## SET EXERCISE
Transcribe only the part of the material below that begins at the line containing "Generate a Python" and ends at the line containing "import seaborn as sns", with both kept and images left out.

## RECORDS FOR THE EXERCISE
-*-*-

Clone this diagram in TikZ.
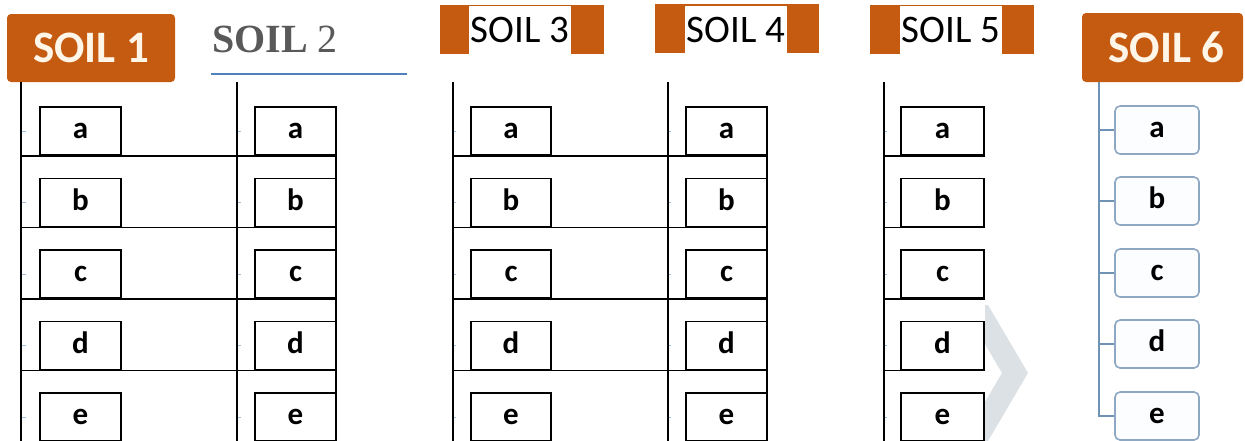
\documentclass[tikz,border=0pt]{standalone}
\usepackage{fontspec}
\setmainfont{Carlito}
\newfontfamily\serifface{Liberation Serif}
\definecolor{soilorange}{RGB}{197,90,17}
\definecolor{soilcream}{RGB}{255,246,232}
\definecolor{soilgray}{RGB}{89,89,89}
\definecolor{rulerblue}{RGB}{79,129,189}
\definecolor{treeblue}{RGB}{112,146,180}
\definecolor{treeedge}{RGB}{142,168,196}
\definecolor{treefill}{RGB}{252,253,255}
\definecolor{chevgray}{RGB}{220,225,229}
\definecolor{tickblue}{RGB}{160,188,220}
\begin{document}
\begin{tikzpicture}[x=1pt,y=-1pt,
  tabline/.style={line width=1.8pt, black},
  letterbox/.style={draw=black, line width=1.8pt, fill=white, inner sep=0pt,
    minimum height=48pt, text height=15pt, text depth=0pt,
    font=\bfseries\fontsize{31}{32}\selectfont},
  treebox/.style={draw=treeedge, line width=1.6pt, fill=treefill, rounded corners=5pt,
    inner sep=0pt, minimum width=84pt, minimum height=48pt, text height=15pt, text depth=0pt,
    font=\bfseries\fontsize{31}{32}\selectfont},
  treeline/.style={treeblue, line width=2pt},
  badge/.style={fill=soilorange, rounded corners=4pt, inner sep=0pt, text=soilcream,
    font=\bfseries\fontsize{45}{50}\selectfont},
  tabbar/.style={fill=soilorange, inner sep=0pt, minimum width=164pt, minimum height=49pt},
  tabtitle/.style={fill=white, inner sep=0pt, minimum width=102pt, minimum height=48pt,
    font=\fontsize{39}{42}\selectfont},
  tick/.style={tickblue, line width=0.6pt}
]
\useasboundingbox (0,0) rectangle (1245,440);
\clip (0,0) rectangle (1245,440);

% faint chevron behind the fifth column
\begin{scope}
  \clip (985,0) rectangle (1245,440);
  \fill[chevgray] (962,305) -- (988,305) -- (1028,373) -- (988,441) -- (962,441) -- (1002,373) -- cycle;
\end{scope}

% headers
\node[badge, minimum width=168pt, minimum height=68pt] (s1) at (91,48) {SOIL 1};
\node[anchor=base west, inner sep=0pt, text=soilgray, font=\serifface\fontsize{40}{44}\selectfont]
  (s2) at (212,52) {\textbf{SOIL} 2};
\coordinate (u1) at (211,74);
\coordinate (u2) at (407,74);
\draw[rulerblue, line width=2.6pt] (u1) -- (u2);

\node[tabbar] (s3bar) at (522,29.5) {};
\node[tabtitle] (s3) at (520,30) {SOIL 3};
\node[tabbar] (s4bar) at (737,28.5) {};
\node[tabtitle, minimum height=47pt] (s4) at (736,29.5) {SOIL 4};
\node[tabbar] (s5bar) at (952,29.5) {};
\node[tabtitle] (s5) at (951,30) {SOIL 5};

\node[badge, minimum width=161pt, minimum height=69pt] (s6) at (1162.5,47.5) {\hspace*{8pt}SOIL 6};

% column rules
\foreach \i/\x in {1/21, 2/237, 3/453, 4/668, 5/884} {
  \coordinate (top\i) at (\x,82);
  \coordinate (bot\i) at (\x,445);
  \draw[tabline] (top\i) -- (bot\i);
}
\coordinate (rtop2) at (336,107);
\coordinate (rbot2) at (336,445);
\coordinate (rtop4) at (767,107);
\coordinate (rbot4) at (767,445);
\draw[tabline] (rtop2) -- (rbot2);
\draw[tabline] (rtop4) -- (rbot4);

% letter boxes and row rules
\foreach \r/\t/\lab in {1/107/a, 2/178.5/b, 3/250/c, 4/321.5/d, 5/393/e} {
  \pgfmathsetmacro{\cy}{\t+24}
  \node[letterbox, minimum width=81pt] (c1\lab) at (80.5,\cy) {\lab};
  \node[letterbox, minimum width=81pt] (c2\lab) at (295.5,\cy) {\lab};
  \node[letterbox, minimum width=80pt] (c3\lab) at (511,\cy) {\lab};
  \node[letterbox, minimum width=81pt] (c4\lab) at (726.5,\cy) {\lab};
  \node[letterbox, minimum width=83pt] (c5\lab) at (942.5,\cy) {\lab};
  \draw[tabline] (top1 |- c1\lab.south) -- (rtop2 |- c1\lab.south);
  \draw[tabline] (top3 |- c3\lab.south) -- (rtop4 |- c3\lab.south);
  \draw[tabline] (top5 |- c5\lab.south) -- (c5\lab.south east);
  \draw[tick] (top1 |- c1\lab.west) ++(1,0) -- ++(4,0);
  \draw[tick] (top2 |- c2\lab.west) ++(1,0) -- ++(2.5,0);
  \draw[tick] (top3 |- c3\lab.west) ++(1,0) -- ++(1.5,0);
  \draw[tick] (top4 |- c4\lab.west) ++(1,0) -- ++(1.5,0);
  \draw[tick] (top5 |- c5\lab.west) ++(1,0) -- ++(1.5,0);
}

% tree under SOIL 6
\coordinate (trunk) at (1099,82);
\foreach \t/\lab in {106/a, 177/b, 249/c, 320/d, 392/e} {
  \node[treebox] (t\lab) at (1157,\t+24) {\lab};
}
\draw[treeline] (trunk) -- (trunk |- te.west) -- (te.west);
\foreach \lab in {a,b,c,d} {
  \draw[treeline] (trunk |- t\lab.west) -- (t\lab.west);
}
\end{tikzpicture}
\end{document}
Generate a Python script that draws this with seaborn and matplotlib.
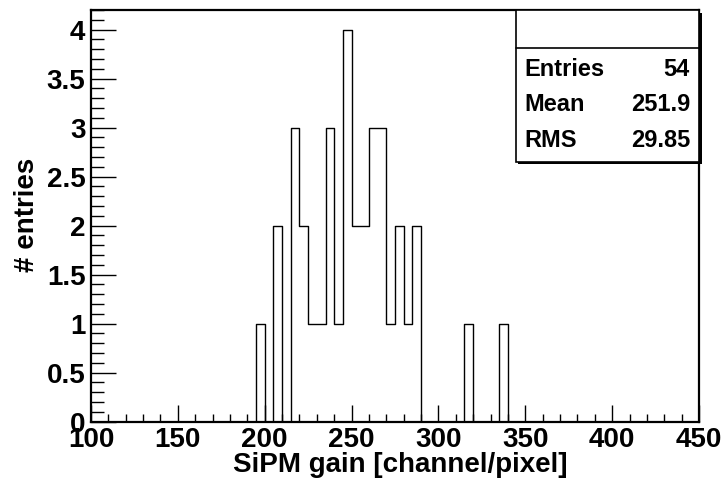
import numpy as np
import pandas as pd
import matplotlib
matplotlib.use("Agg")
import matplotlib.pyplot as plt
from matplotlib.patches import Rectangle
from matplotlib.ticker import MultipleLocator
import seaborn as sns

# ---- data ----
bin_low_edges = [195, 205, 215, 220, 225, 230, 235, 240, 245, 250, 255,
                 260, 265, 270, 275, 280, 285, 315, 335]
bin_counts = [1, 2, 3, 2, 1, 1, 3, 1, 4, 2, 2,
              3, 3, 1, 2, 1, 2, 1, 1]
x_min, x_max, bin_width = 100, 450, 5
stats_labels = ["Entries", "Mean", "RMS"]
stats_values = ["54", "251.9", "29.85"]
x_title = "SiPM gain [channel/pixel]"
y_title = "# entries"

df = pd.DataFrame({"gain": np.array(bin_low_edges) + bin_width / 2,
                   "n": bin_counts})

sns.set_theme(style="white")
plt.rcParams["font.family"] = ["Liberation Sans", "DejaVu Sans"]
plt.rcParams["font.weight"] = "bold"
plt.rcParams["text.color"] = "black"
plt.rcParams["axes.labelcolor"] = "black"
plt.rcParams["xtick.color"] = "black"
plt.rcParams["ytick.color"] = "black"

fig = plt.figure(figsize=(7.24, 4.87), dpi=100)
ax = fig.add_axes([91 / 724, 1 - 421.7 / 487, (699 - 91) / 724, (421.7 - 10) / 487])

sns.histplot(data=df, x="gain", weights="n",
             binwidth=bin_width, binrange=(x_min, x_max),
             element="step", fill=False, color="black", linewidth=1.0, ax=ax)

ax.set_xlim(x_min, x_max)
ax.set_ylim(0, 4.2)
ax.xaxis.set_major_locator(MultipleLocator(50))
ax.xaxis.set_minor_locator(MultipleLocator(10))
ax.yaxis.set_major_locator(MultipleLocator(0.5))
ax.yaxis.set_minor_locator(MultipleLocator(0.1))
ax.yaxis.set_major_formatter(matplotlib.ticker.FuncFormatter(lambda v, p: f"{v:g}"))

for s in ax.spines.values():
    s.set_color("black")
    s.set_linewidth(1.6)

ax.tick_params(axis="x", which="major", direction="in", length=12, width=1.0,
               labelsize=20, pad=4, colors="black", bottom=True, top=False)
ax.tick_params(axis="x", which="minor", direction="in", length=6, width=1.0,
               bottom=True, top=False, colors="black")
ax.tick_params(axis="y", which="major", direction="in", length=18, width=1.0,
               labelsize=20, pad=4, colors="black", left=True, right=False)
ax.tick_params(axis="y", which="minor", direction="in", length=9, width=1.0,
               left=True, right=False, colors="black")
for lbl in ax.get_xticklabels() + ax.get_yticklabels():
    lbl.set_fontweight("bold")
    lbl.set_color("black")

ax.set_xlabel(x_title, fontsize=20, fontweight="bold", color="black")
ax.set_ylabel(y_title, fontsize=20, fontweight="bold", color="black")
ax.xaxis.set_label_coords(0.508, -0.105)
ax.xaxis.label.set_va("center")
ax.yaxis.set_label_coords(-0.105, 0.502)
ax.yaxis.label.set_va("center")

# ---- stats box ----
bx0, bx1 = (515.7 - 91) / 608, 1.0
by0, by1 = (421.7 - 161.7) / 411.7, 1.0
sh = 2.5 / 608
ax.add_patch(Rectangle((bx0 + sh, by0 - 2.5 / 411.7), bx1 - bx0, by1 - by0,
                       transform=ax.transAxes, facecolor="black",
                       edgecolor="black", lw=0, clip_on=False, zorder=5))
ax.add_patch(Rectangle((bx0, by0), bx1 - bx0, by1 - by0, transform=ax.transAxes,
                       facecolor="white", edgecolor="black", lw=1.2,
                       clip_on=False, zorder=6))
sep = (421.7 - 48) / 411.7
ax.plot([bx0, bx1], [sep, sep], transform=ax.transAxes, color="black",
        lw=1.2, clip_on=False, zorder=7)
rows_y = [69.5, 104.5, 140.5]
for lab, val, ypx in zip(stats_labels, stats_values, rows_y):
    yy = (421.7 - ypx) / 411.7
    ax.text((524 - 91) / 608, yy, lab, transform=ax.transAxes, ha="left",
            va="center", fontsize=17, fontweight="bold", color="black", zorder=8)
    ax.text((690 - 91) / 608, yy, val, transform=ax.transAxes, ha="right",
            va="center", fontsize=17, fontweight="bold", color="black", zorder=8)

fig.savefig("out.png", dpi=100)
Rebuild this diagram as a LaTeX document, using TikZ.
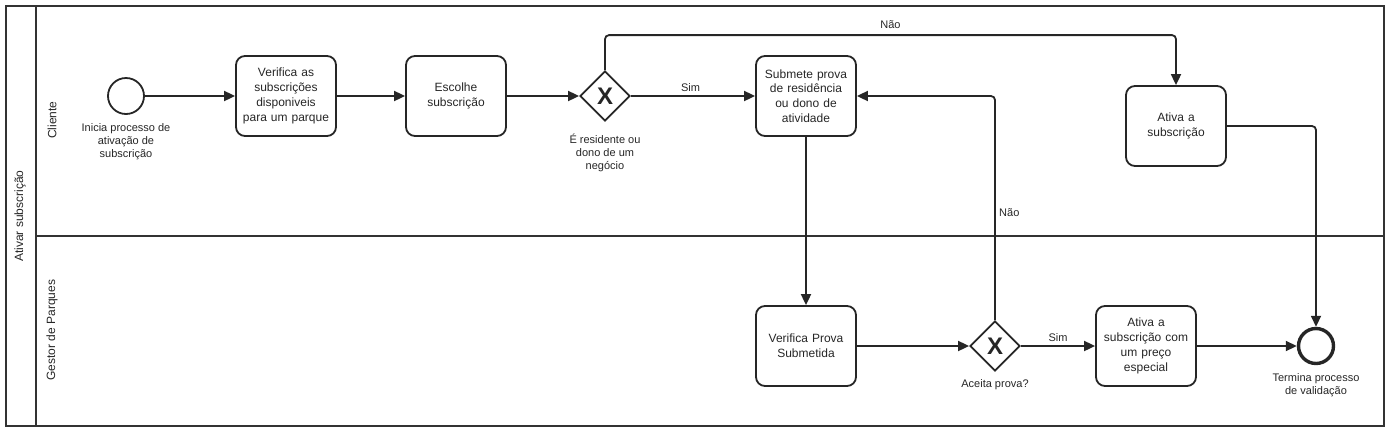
\documentclass[tikz,border=0pt]{standalone}
\usepackage{fontspec}
\setmainfont{Liberation Sans}
\usetikzlibrary{shapes.geometric,arrows.meta}
\begin{document}
\begin{tikzpicture}[x=1pt,y=-1pt,
  line/.style={draw=black!85, line width=1.8pt},
  flow/.style={line, -{Triangle[length=11pt,width=10pt]}, rounded corners=4pt},
  task/.style={draw=black!85, line width=1.8pt, rounded corners=9pt, minimum width=100pt, minimum height=80pt, text width=96pt, align=center, font=\fontsize{12}{14.8}\selectfont, inner sep=2pt, text=black!85},
  gw/.style={diamond, draw=black!85, line width=1.8pt, minimum width=50pt, minimum height=50pt, inner sep=0pt, font=\fontsize{24}{24}\selectfont\bfseries, text=black!85},
  lbl/.style={font=\fontsize{11}{13}\selectfont, align=center, text=black!85},
  lane/.style={rotate=90, font=\fontsize{12}{14}\selectfont, text=black!85},
  pool/.style={draw=black!80, line width=1.5pt}
  ]
\useasboundingbox (0,0) rectangle (1390,432);
% pool and lanes
\draw[pool] (6,6) rectangle (1384,426);
\draw[pool] (36,6) -- (36,426);
\draw[pool] (36,236) -- (1384,236);
\node[lane] (poolname) at (20,216) {Ativar subscrição};
\node[lane] (lane1) at (52,120) {Cliente};
\node[lane] (lane2) at (52,330) {Gestor de Parques};
% events
\node[circle, draw=black!85, line width=1.8pt, minimum size=36pt, inner sep=0pt] (start) at (126,96) {};
\node[lbl, anchor=north] (startlbl) at (126,120) {Inicia processo de\\ativação de\\subscrição};
\node[circle, draw=black!85, line width=3.4pt, minimum size=35pt, inner sep=0pt] (end) at (1316,346) {};
\node[lbl, anchor=north] (endlbl) at (1316,370) {Termina processo\\de validação};
% tasks
\node[task] (t1) at (286,96) {Verifica as\\subscrições\\disponiveis\\para um parque};
\node[task] (t2) at (456,96) {Escolhe\\subscrição};
\node[task] (t3) at (806,96) {Submete prova\\de residência\\ou dono de\\atividade};
\node[task] (t4) at (1176,126) {Ativa a\\subscrição};
\node[task] (t5) at (806,346) {Verifica Prova\\Submetida};
\node[task] (t6) at (1146,346) {Ativa a\\subscrição com\\um preço\\especial};
% gateways
\node[gw] (g1) at (605,96) {X};
\node[lbl, anchor=north] (g1lbl) at (605,130) {É residente ou\\dono de um\\negócio};
\node[gw] (g2) at (995,346) {X};
\node[lbl, anchor=north] (g2lbl) at (995,376) {Aceita prova?};
% flows
\draw[flow] (start) -- (t1);
\draw[flow] (t1) -- (t2);
\draw[flow] (t2) -- (g1);
\draw[flow] (g1) -- node[lbl, above, pos=0.48] {Sim} (t3);
\draw[flow] (g1.north) -- ++(0,-35) -| node[lbl, above, pos=0.25, yshift=2pt] {Não} (t4.north);
\draw[flow] (t3) -- (t5);
\draw[flow] (t5) -- (g2);
\draw[flow] (g2.north) |- node[lbl, right, pos=0.24] {Não} (t3.east);
\draw[flow] (g2) -- node[lbl, above] {Sim} (t6);
\draw[flow] (t6) -- (end);
\draw[flow] (t4.east) -| (end.north);
\end{tikzpicture}
\end{document}
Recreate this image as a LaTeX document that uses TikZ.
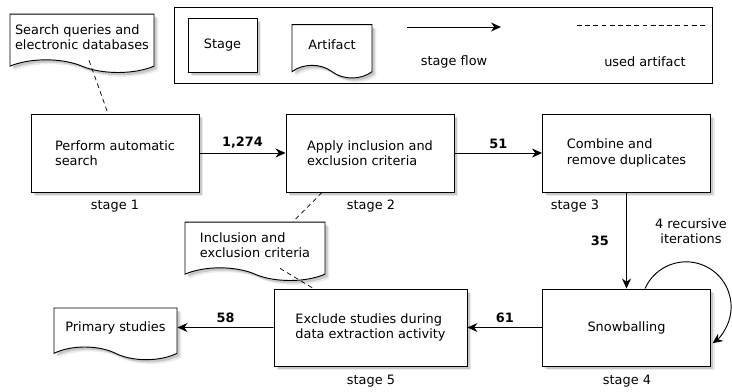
\documentclass[tikz,border=0pt]{standalone}
\usepackage{fontspec}
\setmainfont{DejaVu Sans}
\usetikzlibrary{shapes.symbols,shadows,arrows.meta,calc}

\tikzset{
  boxshadow/.style={
    drop shadow={shadow xshift=0.13cm, shadow yshift=-0.13cm, fill=black, opacity=0.08},
    drop shadow={shadow xshift=0.08cm, shadow yshift=-0.08cm, fill=black, opacity=0.15}},
  stagebox/.style={draw, fill=white, line width=0.8pt, align=left,
    minimum width=5.04cm, minimum height=2.34cm, boxshadow},
  artifact/.style={shape=tape, tape bend top=none, tape bend bottom=out and in,
    tape bend height=0.38cm, draw, fill=white, line width=0.8pt, align=left,
    minimum height=1.75cm, boxshadow},
  legendbox/.style={draw, fill=white, line width=0.8pt,
    minimum width=16.14cm, minimum height=2.28cm},
  flow/.style={-{Stealth[length=0.3cm,width=0.27cm]}, line width=0.8pt},
  usedline/.style={dash pattern=on 4pt off 3pt, line width=0.6pt},
  count/.style={font=\fontsize{11}{13.2}\selectfont\bfseries},
  stagelbl/.style={inner sep=0pt}
}

\begin{document}
\begin{tikzpicture}[x=0.03cm, y=-0.03cm, font=\fontsize{11}{13.2}\selectfont]
\useasboundingbox (0,0) rectangle (732,391);

% legend
\node[legendbox] (legend) at (443,45) {};
\node[stagebox, minimum width=2.07cm, minimum height=1.62cm] (keystage) at (222.5,45) {Stage};
\node[artifact, minimum width=2.4cm, minimum height=1.6cm] (keyart) at (332,45) {Artifact};
\coordinate (flowa) at (407,27);
\coordinate (flowb) at (501,27);
\draw[flow] (flowa) -- (flowb);
\node (keyflow) at (454,62) {stage flow};
\coordinate (useda) at (577,25);
\coordinate (usedb) at (706,25);
\draw[usedline] (useda) -- (usedb);
\node (keyused) at (645,62) {used artifact};

% stages
\node[stagebox] (s1) at (115,153) {Perform automatic\\search};
\node[stagebox] (s2) at (370,153) {Apply inclusion and\\exclusion criteria};
\node[stagebox] (s3) at (626.5,153) {Combine and\\remove duplicates};
\node[stagebox, minimum height=2.31cm] (s4) at (626.5,327.5) {Snowballing};
\node[stagebox, minimum width=5.79cm, minimum height=2.31cm] (s5) at (370.5,327.5) {Exclude studies during\\data extraction activity};

\node[stagelbl] (l1) at (115,206) {stage 1};
\node[stagelbl] (l2) at (371,206) {stage 2};
\node[stagelbl] (l3) at (575,206) {stage 3};
\node[stagelbl] (l4) at (627,381) {stage 4};
\node[stagelbl] (l5) at (371,381) {stage 5};

% artifacts
\node[artifact, minimum width=4.32cm] (queries) at (82,37) {Search queries and\\electronic databases};
\node[artifact, minimum width=4.2cm] (criteria) at (255,245) {Inclusion and\\exclusion criteria};
\node[artifact, minimum width=3.69cm, minimum height=1.55cm] (primary) at (115.5,327.5) {Primary studies};

% flow
\draw[flow] (s1) -- node[count, above] {1,274} (s2);
\draw[flow] (s2) -- node[count, above] {51} (s3);
\draw[flow] (s3) -- node[count, left=0.4cm] {35} (s4);
\draw[flow] (s4) -- node[count, above] {61} (s5);
\draw[flow] (s5) -- node[count, above] {58} (primary);
\draw[flow] ($(s4.north)+(18.5,0)$) arc[start angle=156, end angle=-54, radius=1.35cm];
\node[align=center] (iter) at (691,231) {4 recursive\\iterations};

% used artifacts
\draw[usedline] ($(queries.south)+(7,0)$) -- ($(s1.north)+(-7,0)$);
\draw[usedline] ($(s2.south)+(-48,0)$) -- ($(criteria.north)+(38,0)$);
\draw[usedline] ($(criteria.south)+(25,0)$) -- ($(s5.north)+(-57,0)$);
\end{tikzpicture}
\end{document}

-*-*-

## OUTPUT FOR THIS EXERCISE
Generate a Python script that draws this with seaborn and matplotlib.
import numpy as np
import pandas as pd
import matplotlib
matplotlib.use("Agg")
import matplotlib.pyplot as plt
from matplotlib.patches import Rectangle
from matplotlib.ticker import MultipleLocator
import seaborn as sns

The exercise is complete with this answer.